Monsieur Brami s’interroge aussi sur l’incohérence entre la superficie d’une chambre d’hôpital et la chambre d’EHPAD qui en est le prolongement. Il indique que cette superficie est insuffisante et qu’un résident devrait plutôt habiter une structure de 30 mètres carrés afin de préserver un minimum de meubles lui rappelant son ancien domicile.
Les personnes âgées sont laissées et lassées par un abandon lié à ce qu’elles ressentent au quotidien. Avec Le turn-over du personnel, les accidents du travail, l’absentéisme, résidents et personnels partagent le constat des insuffisances organisationnelles et humaines qui nuisent à la qualité de vie.
Les personnes âgées ne souhaitent pas finir leur vie en maison de retraite. Leur résignation n’est pas une adhésion. La majorité d’entre-elles préfèrent vivre seules.
Solutions et préconisations
En 2018, le défenseur des droits rappellera les critiques adressées aux EHPAD, notamment le non-respect de l’intimité, de certaines humiliations, de protections non effectuées ou rarement effectuées, de contentions inadaptées ainsi que de limitations de visites ou de sorties. En 2021, l’analyse de la défenseure des droits constatera une amplification de ce phénomène, entraînant naturellement une extrême méfiance à l’égard de ces structures.
Pourtant, malgré ses multiples défauts et des critiques parfaitement justifiées, l’EHPAD est et devrait rester un élément essentiel de notre politique nationale concernant les personnes âgées.
L’EHPAD qui remplissait à l’origine, dans sa dénomination d’hospice, un simple hébergement, notamment à destination de personnes ayant des difficultés sociales, accomplit aujourd’hui une mission d’accompagnement de vie, d’accompagnement et de soutien aux pertes d’autonomie, d’accompagnement médical, psychologique, et, également, d’une véritable action de « soins palliatifs de nature médico-sociale », et cela lors de la fin de vie de la personne âgée hébergée.

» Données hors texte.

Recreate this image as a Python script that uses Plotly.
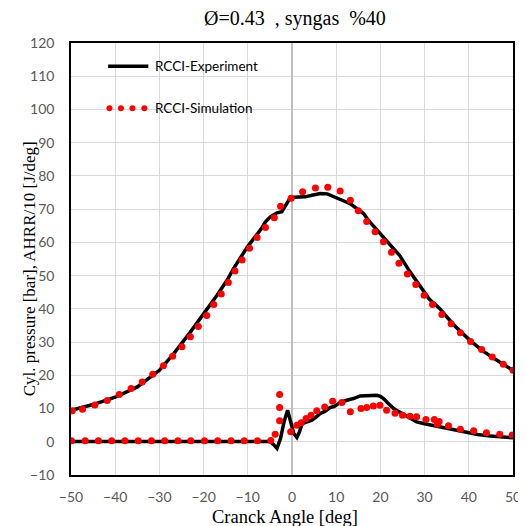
import plotly.graph_objects as go

# ============================================
# DATA
# ============================================

# Cylinder pressure - experiment (solid line)
exp_p_angle = [-50, -45, -40, -35, -30, -26.7, -23, -20, -17, -14.7, -13.2, -10, -8.7, -7, -6, -4.9,
               -3.4, -2.3, -1.5, -0.4, 0.5, 1.9, 3, 4.5, 6.4, 8, 10.2, 12, 13.2, 14.5, 16.2, 17.3,
               19, 20.5, 22, 24.4, 26.5, 29, 31, 33.5, 36.5, 40.2, 43, 46, 48, 50]
exp_p = [9.5, 11.2, 13.4, 16.5, 21.5, 26.6, 33.0, 38.3, 44.0, 48.6, 52.2, 58.8, 61.0, 64.0, 66.2, 67.7,
         68.9, 69.2, 71.0, 73.4, 73.6, 73.7, 73.7, 74.2, 74.7, 74.6, 73.2, 72.3, 71.6, 70.2, 68.7, 66.6,
         64.0, 61.6, 59.3, 56.0, 51.5, 46.6, 43.0, 40.0, 35.3, 30.6, 27.5, 24.8, 23.2, 21.5]

# Cylinder pressure - simulation (dotted)
sim_p_angle = [-49.7, -47.4, -44.6, -41.8, -39.1, -36.4, -33.9, -31.5, -29.1, -27.0, -24.9, -23.0,
               -21.2, -19.3, -17.7, -16.0, -14.4, -12.9, -11.3, -9.6, -7.9, -6.0, -4.0, -2.6, -0.2,
               2.4, 5.3, 8.1, 10.9, 13.2, 15.0, 16.9, 18.8, 20.7, 22.5, 24.2, 26.1, 28.0, 29.9, 31.8,
               33.9, 36.0, 38.1, 40.4, 42.9, 45.3, 47.8, 50.0]
sim_p = [9.3, 9.8, 11.1, 12.4, 14.2, 16.0, 18.0, 20.3, 22.9, 25.7, 28.6, 31.6,
         34.7, 38.0, 41.3, 44.5, 47.9, 51.4, 54.7, 58.2, 61.5, 64.5, 67.4, 70.9, 73.3,
         75.2, 76.4, 76.6, 75.5, 72.7, 69.5, 66.3, 63.2, 60.2, 57.0, 53.7, 50.5, 47.3, 44.1, 41.3,
         38.3, 35.5, 32.8, 30.2, 27.8, 25.5, 23.3, 21.5]

# AHRR/10 - experiment (solid line)
exp_hrr_angle = [-50, -40, -30, -20, -10, -5, -4.2, -3.4, -2.6, -1.8, -1.0, -0.3, 0.4, 1.1, 1.7, 2.3,
                 3.2, 4.5, 5.5, 6.4, 7.5, 8.6, 9.5, 10.9, 12.4, 13.9, 15.4, 17, 19.2, 20.0, 20.7,
                 21.8, 23, 24.5, 26, 28.2, 30, 33.5, 36.5, 39.5, 42, 44.8, 47, 50]
exp_hrr = [0.1, 0.1, 0.1, 0.1, 0.1, 0.1, -0.8, -2.0, 1.0, 6.0, 9.5, 6.0, 2.5, 1.3, 3.0, 5.5,
           6.0, 6.5, 7.5, 8.5, 9.2, 10.3, 10.6, 11.8, 12.5, 13.0, 13.8, 13.9, 14.0, 13.7, 13.0,
           11.5, 10.0, 8.8, 7.7, 6.0, 5.4, 4.5, 3.5, 2.7, 2.2, 1.7, 1.5, 1.2]

# AHRR/10 - simulation (dotted)
sim_hrr_angle = [-49.9, -46.8, -43.8, -40.8, -37.8, -34.8, -31.8, -28.8, -25.8, -22.9, -19.8, -16.8,
                 -13.8, -10.8, -7.8, -4.8, -3.8, -2.8, -2.8, -2.8, -0.3, 1.1, 2.1, 3.2, 4.3, 5.6, 7.4,
                 9.2, 11.3, 13.2, 15.6, 16.9, 18.4, 19.9, 21.4, 23.3, 25.0, 26.7, 28.2, 30.3, 32.2,
                 32.9, 33.3, 35.4, 38.1, 41.1, 44.0, 47.0, 49.8]
sim_hrr = [0.3, 0.3, 0.3, 0.3, 0.3, 0.3, 0.3, 0.3, 0.3, 0.3, 0.3, 0.3,
           0.3, 0.3, 0.3, 0.4, 2.3, 6.3, 10.3, 14.2, 3.0, 5.0, 5.7, 7.0, 8.0, 9.3, 10.5,
           12.2, 11.8, 9.0, 10.0, 10.3, 10.8, 11.0, 9.5, 8.6, 8.0, 7.7, 7.5, 6.7, 6.7,
           5.3, 6.1, 4.8, 3.8, 3.3, 2.7, 2.3, 2.0]

# Axis ticks
x_ticks = list(range(-50, 51, 10))
y_ticks = list(range(-10, 121, 10))

EXP_COLOR = "black"
SIM_COLOR = "#ff0000"
GRID = "#d9d9d9"
TICK_FONT = dict(family="Lato", size=14, color="#595959")
SERIF = "Liberation Serif"

fig = go.Figure()

# pressure
fig.add_trace(go.Scatter(x=exp_p_angle, y=exp_p, mode="lines",
                         line=dict(color=EXP_COLOR, width=3.5), showlegend=False))
fig.add_trace(go.Scatter(x=sim_p_angle, y=sim_p, mode="markers",
                         marker=dict(color=SIM_COLOR, size=7), showlegend=False))

# heat release
fig.add_trace(go.Scatter(x=exp_hrr_angle, y=exp_hrr, mode="lines",
                         line=dict(color=EXP_COLOR, width=3.5), showlegend=False))
fig.add_trace(go.Scatter(x=sim_hrr_angle, y=sim_hrr, mode="markers",
                         marker=dict(color=SIM_COLOR, size=7), showlegend=False))

# ============================================
# LEGEND (drawn by hand: Excel-style dotted sample)
# ============================================
fig.add_shape(type="line", xref="paper", yref="paper", x0=0.084, x1=0.175, y0=0.946, y1=0.946,
              line=dict(color=EXP_COLOR, width=3.5))
for cx in [0.087, 0.113, 0.139, 0.166]:
    fig.add_shape(type="circle", xref="paper", yref="paper",
                  x0=cx - 0.0068, x1=cx + 0.0068, y0=0.849 - 0.007, y1=0.849 + 0.007,
                  fillcolor=SIM_COLOR, line=dict(width=0))

legend_font = dict(family="Lato", size=13.5, color="black")
fig.add_annotation(x=0.186, y=0.946, xref="paper", yref="paper", text="RCCI-Experiment",
                   showarrow=False, xanchor="left", yanchor="middle", font=legend_font)
fig.add_annotation(x=0.186, y=0.849, xref="paper", yref="paper", text="RCCI-Simulation",
                   showarrow=False, xanchor="left", yanchor="middle", font=legend_font)

# axis titles placed as annotations so they sit where the Excel ones do
fig.add_annotation(x=0.484, y=-0.098, xref="paper", yref="paper", text="Cranck Angle [deg]",
                   showarrow=False, xanchor="center", yanchor="middle",
                   font=dict(family=SERIF, size=18.5, color="black"))
fig.add_annotation(x=-0.092, y=0.477, xref="paper", yref="paper",
                   text="Cyl. pressure [bar], AHRR/10 [J/deg]", textangle=-90,
                   showarrow=False, xanchor="center", yanchor="middle",
                   font=dict(family=SERIF, size=17, color="black"))

# page body adds an 8px offset, so the figure is 518 px and margins are shifted
fig.update_layout(
    width=518,
    height=518,
    template="plotly_white",
    plot_bgcolor="white",
    paper_bgcolor="white",
    margin=dict(l=63, r=13, t=35, b=51, autoexpand=False),
    title=dict(text="Ø=0.43  , syngas  %40", x=0.554, xanchor="center", y=0.981, yanchor="middle",
               font=dict(family=SERIF, size=20, color="black")),
    showlegend=False,
)

fig.update_xaxes(
    range=[-50, 50], tickvals=x_ticks, ticks="", tickfont=TICK_FONT,
    showgrid=True, gridcolor=GRID, gridwidth=1,
    zeroline=True, zerolinecolor="#bfbfbf", zerolinewidth=1.5,
    showline=True, linecolor="black", linewidth=1.5, mirror=True,
    ticklabelstandoff=8, automargin=False,
)
fig.update_yaxes(
    range=[-10, 120], tickvals=y_ticks, ticks="", tickfont=TICK_FONT,
    showgrid=True, gridcolor=GRID, gridwidth=1, zeroline=False,
    showline=True, linecolor="black", linewidth=1.5, mirror=True,
    ticklabelstandoff=12, automargin=False,
)

fig.write_html("out.html")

Le maintien à domicile malgré son image positive et ses nombreux avantages ne peut pas constituer une solution à toutes les personnes âgées en pertes d’autonomie. Les investissements nécessaires sont vastes : près de deux millions de logements devraient être adaptés pour des personnes âgées en possibilité de demeurer chez elles dans de bonnes conditions malgré des pertes d’autonomie et l’accès au soin et services est un défi considérable et probablement impossible à relever. L’EHPAD reste donc une bonne et parfois unique solution pour un très grand nombre des personnes âgées et sa logique (concentration des moyens et de personnel professionnel) est parfaitement adaptée à un avenir où les besoins croissent et la main d’œuvre se raréfie et se renchérit.
En conclusion, il apparaît que le domicile représente bien la formule la plus adéquate pour la personne âgée et très âgée et devrait connaître, dans les années à venir, une très forte attractivité, au regard des innovations importantes en termes d’accompagnement de personnes âgées, ainsi que des constats négatifs, réguliers, portés sur les EHPAD. La dernière pandémie, rajoutée aux révélations scandaleuses sur les dysfonctionnements de certains établissements, portés par les réflexions parlementaires sur leurs difficultés de fonctionnement, tout cela devrait à terme conduire à ralentir l’entrée en EHPAD. Cependant, une solution 100% « maintien à domicile » est impossible et ne le sera jamais. Nous aurons donc toujours besoin des institutions de type EHPAD ce qui veut dire que nous sommes obligés de maintenir cette filière avec ses compétences, ses métiers, ses carrières, ses modèles économiques et formations. L’EHPAD est et restera un maillon essentiel de l’écosystème de la dépendance des personnes âgées.